● Source data:
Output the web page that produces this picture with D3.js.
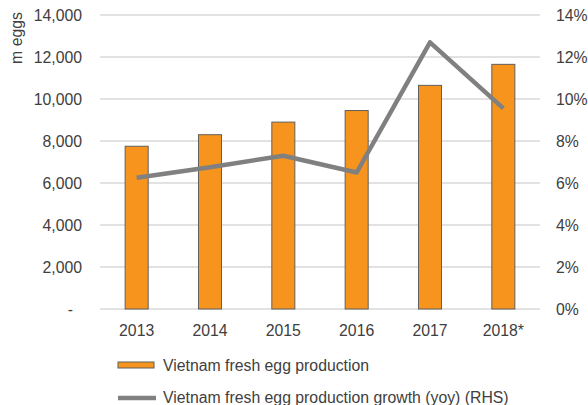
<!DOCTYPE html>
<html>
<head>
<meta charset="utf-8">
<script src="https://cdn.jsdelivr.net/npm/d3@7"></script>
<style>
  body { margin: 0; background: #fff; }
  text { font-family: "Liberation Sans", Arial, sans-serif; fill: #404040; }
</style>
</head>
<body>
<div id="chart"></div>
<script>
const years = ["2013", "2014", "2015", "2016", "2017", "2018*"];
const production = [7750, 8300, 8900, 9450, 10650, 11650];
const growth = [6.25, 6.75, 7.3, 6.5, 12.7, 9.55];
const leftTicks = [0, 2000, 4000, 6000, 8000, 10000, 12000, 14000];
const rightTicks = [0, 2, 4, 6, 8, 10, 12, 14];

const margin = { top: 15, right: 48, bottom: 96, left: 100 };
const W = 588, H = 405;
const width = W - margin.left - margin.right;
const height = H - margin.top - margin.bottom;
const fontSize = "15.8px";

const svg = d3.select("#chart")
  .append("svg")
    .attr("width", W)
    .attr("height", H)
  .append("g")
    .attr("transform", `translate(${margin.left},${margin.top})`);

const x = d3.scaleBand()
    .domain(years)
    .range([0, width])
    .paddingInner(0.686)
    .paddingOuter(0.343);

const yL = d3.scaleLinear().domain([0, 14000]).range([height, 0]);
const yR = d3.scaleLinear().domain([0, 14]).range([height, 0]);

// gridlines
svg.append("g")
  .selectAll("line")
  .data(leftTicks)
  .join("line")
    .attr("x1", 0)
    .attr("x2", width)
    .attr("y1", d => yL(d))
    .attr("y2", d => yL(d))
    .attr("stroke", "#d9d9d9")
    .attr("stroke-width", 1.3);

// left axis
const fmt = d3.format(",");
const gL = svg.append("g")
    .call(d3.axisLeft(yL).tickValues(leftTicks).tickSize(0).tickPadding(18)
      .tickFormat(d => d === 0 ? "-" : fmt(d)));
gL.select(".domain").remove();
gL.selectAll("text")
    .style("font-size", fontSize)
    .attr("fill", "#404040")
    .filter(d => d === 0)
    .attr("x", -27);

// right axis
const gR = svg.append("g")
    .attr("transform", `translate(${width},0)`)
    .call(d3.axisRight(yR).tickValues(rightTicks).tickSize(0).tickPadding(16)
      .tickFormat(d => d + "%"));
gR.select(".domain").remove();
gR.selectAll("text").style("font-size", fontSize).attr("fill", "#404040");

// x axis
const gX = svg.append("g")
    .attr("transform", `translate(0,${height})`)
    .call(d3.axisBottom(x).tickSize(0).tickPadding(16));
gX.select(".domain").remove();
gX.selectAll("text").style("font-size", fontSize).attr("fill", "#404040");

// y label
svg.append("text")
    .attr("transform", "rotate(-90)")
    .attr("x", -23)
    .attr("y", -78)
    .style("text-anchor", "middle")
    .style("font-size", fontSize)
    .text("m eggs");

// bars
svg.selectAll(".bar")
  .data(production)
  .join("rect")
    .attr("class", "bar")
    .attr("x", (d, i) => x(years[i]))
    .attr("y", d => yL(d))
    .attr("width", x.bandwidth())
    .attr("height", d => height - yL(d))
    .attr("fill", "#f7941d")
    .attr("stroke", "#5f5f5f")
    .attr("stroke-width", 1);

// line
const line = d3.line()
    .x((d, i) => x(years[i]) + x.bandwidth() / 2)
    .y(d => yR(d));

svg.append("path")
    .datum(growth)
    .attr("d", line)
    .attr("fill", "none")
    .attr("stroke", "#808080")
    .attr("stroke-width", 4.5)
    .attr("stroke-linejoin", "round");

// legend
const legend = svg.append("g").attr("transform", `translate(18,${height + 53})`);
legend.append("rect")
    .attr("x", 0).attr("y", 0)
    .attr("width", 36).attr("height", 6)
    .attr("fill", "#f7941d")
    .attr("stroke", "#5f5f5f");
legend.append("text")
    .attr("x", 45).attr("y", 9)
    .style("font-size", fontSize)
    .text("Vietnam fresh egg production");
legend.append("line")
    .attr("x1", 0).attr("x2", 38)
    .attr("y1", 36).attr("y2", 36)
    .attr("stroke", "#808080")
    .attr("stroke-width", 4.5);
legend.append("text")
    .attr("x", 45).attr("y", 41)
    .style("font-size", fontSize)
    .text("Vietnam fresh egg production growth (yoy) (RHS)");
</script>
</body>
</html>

● Your objective: Print out the whole of the material word for word, without pictures.

● Correct response:
Output the web page that produces this picture with D3.js.
<!DOCTYPE html>
<html>
<head>
<meta charset="utf-8">
<script src="https://cdn.jsdelivr.net/npm/d3@7"></script>
<style>
  body { margin: 0; background: #fff; }
  text { font-family: "Liberation Sans", Arial, sans-serif; fill: #404040; }
</style>
</head>
<body>
<div id="chart"></div>
<script>
const years = ["2013", "2014", "2015", "2016", "2017", "2018*"];
const production = [7750, 8300, 8900, 9450, 10650, 11650];
const growth = [6.25, 6.75, 7.3, 6.5, 12.7, 9.55];
const leftTicks = [0, 2000, 4000, 6000, 8000, 10000, 12000, 14000];
const rightTicks = [0, 2, 4, 6, 8, 10, 12, 14];

const margin = { top: 15, right: 48, bottom: 96, left: 100 };
const W = 588, H = 405;
const width = W - margin.left - margin.right;
const height = H - margin.top - margin.bottom;
const fontSize = "15.8px";

const svg = d3.select("#chart")
  .append("svg")
    .attr("width", W)
    .attr("height", H)
  .append("g")
    .attr("transform", `translate(${margin.left},${margin.top})`);

const x = d3.scaleBand()
    .domain(years)
    .range([0, width])
    .paddingInner(0.686)
    .paddingOuter(0.343);

const yL = d3.scaleLinear().domain([0, 14000]).range([height, 0]);
const yR = d3.scaleLinear().domain([0, 14]).range([height, 0]);

// gridlines
svg.append("g")
  .selectAll("line")
  .data(leftTicks)
  .join("line")
    .attr("x1", 0)
    .attr("x2", width)
    .attr("y1", d => yL(d))
    .attr("y2", d => yL(d))
    .attr("stroke", "#d9d9d9")
    .attr("stroke-width", 1.3);

// left axis
const fmt = d3.format(",");
const gL = svg.append("g")
    .call(d3.axisLeft(yL).tickValues(leftTicks).tickSize(0).tickPadding(18)
      .tickFormat(d => d === 0 ? "-" : fmt(d)));
gL.select(".domain").remove();
gL.selectAll("text")
    .style("font-size", fontSize)
    .attr("fill", "#404040")
    .filter(d => d === 0)
    .attr("x", -27);

// right axis
const gR = svg.append("g")
    .attr("transform", `translate(${width},0)`)
    .call(d3.axisRight(yR).tickValues(rightTicks).tickSize(0).tickPadding(16)
      .tickFormat(d => d + "%"));
gR.select(".domain").remove();
gR.selectAll("text").style("font-size", fontSize).attr("fill", "#404040");

// x axis
const gX = svg.append("g")
    .attr("transform", `translate(0,${height})`)
    .call(d3.axisBottom(x).tickSize(0).tickPadding(16));
gX.select(".domain").remove();
gX.selectAll("text").style("font-size", fontSize).attr("fill", "#404040");

// y label
svg.append("text")
    .attr("transform", "rotate(-90)")
    .attr("x", -23)
    .attr("y", -78)
    .style("text-anchor", "middle")
    .style("font-size", fontSize)
    .text("m eggs");

// bars
svg.selectAll(".bar")
  .data(production)
  .join("rect")
    .attr("class", "bar")
    .attr("x", (d, i) => x(years[i]))
    .attr("y", d => yL(d))
    .attr("width", x.bandwidth())
    .attr("height", d => height - yL(d))
    .attr("fill", "#f7941d")
    .attr("stroke", "#5f5f5f")
    .attr("stroke-width", 1);

// line
const line = d3.line()
    .x((d, i) => x(years[i]) + x.bandwidth() / 2)
    .y(d => yR(d));

svg.append("path")
    .datum(growth)
    .attr("d", line)
    .attr("fill", "none")
    .attr("stroke", "#808080")
    .attr("stroke-width", 4.5)
    .attr("stroke-linejoin", "round");

// legend
const legend = svg.append("g").attr("transform", `translate(18,${height + 53})`);
legend.append("rect")
    .attr("x", 0).attr("y", 0)
    .attr("width", 36).attr("height", 6)
    .attr("fill", "#f7941d")
    .attr("stroke", "#5f5f5f");
legend.append("text")
    .attr("x", 45).attr("y", 9)
    .style("font-size", fontSize)
    .text("Vietnam fresh egg production");
legend.append("line")
    .attr("x1", 0).attr("x2", 38)
    .attr("y1", 36).attr("y2", 36)
    .attr("stroke", "#808080")
    .attr("stroke-width", 4.5);
legend.append("text")
    .attr("x", 45).attr("y", 41)
    .style("font-size", fontSize)
    .text("Vietnam fresh egg production growth (yoy) (RHS)");
</script>
</body>
</html>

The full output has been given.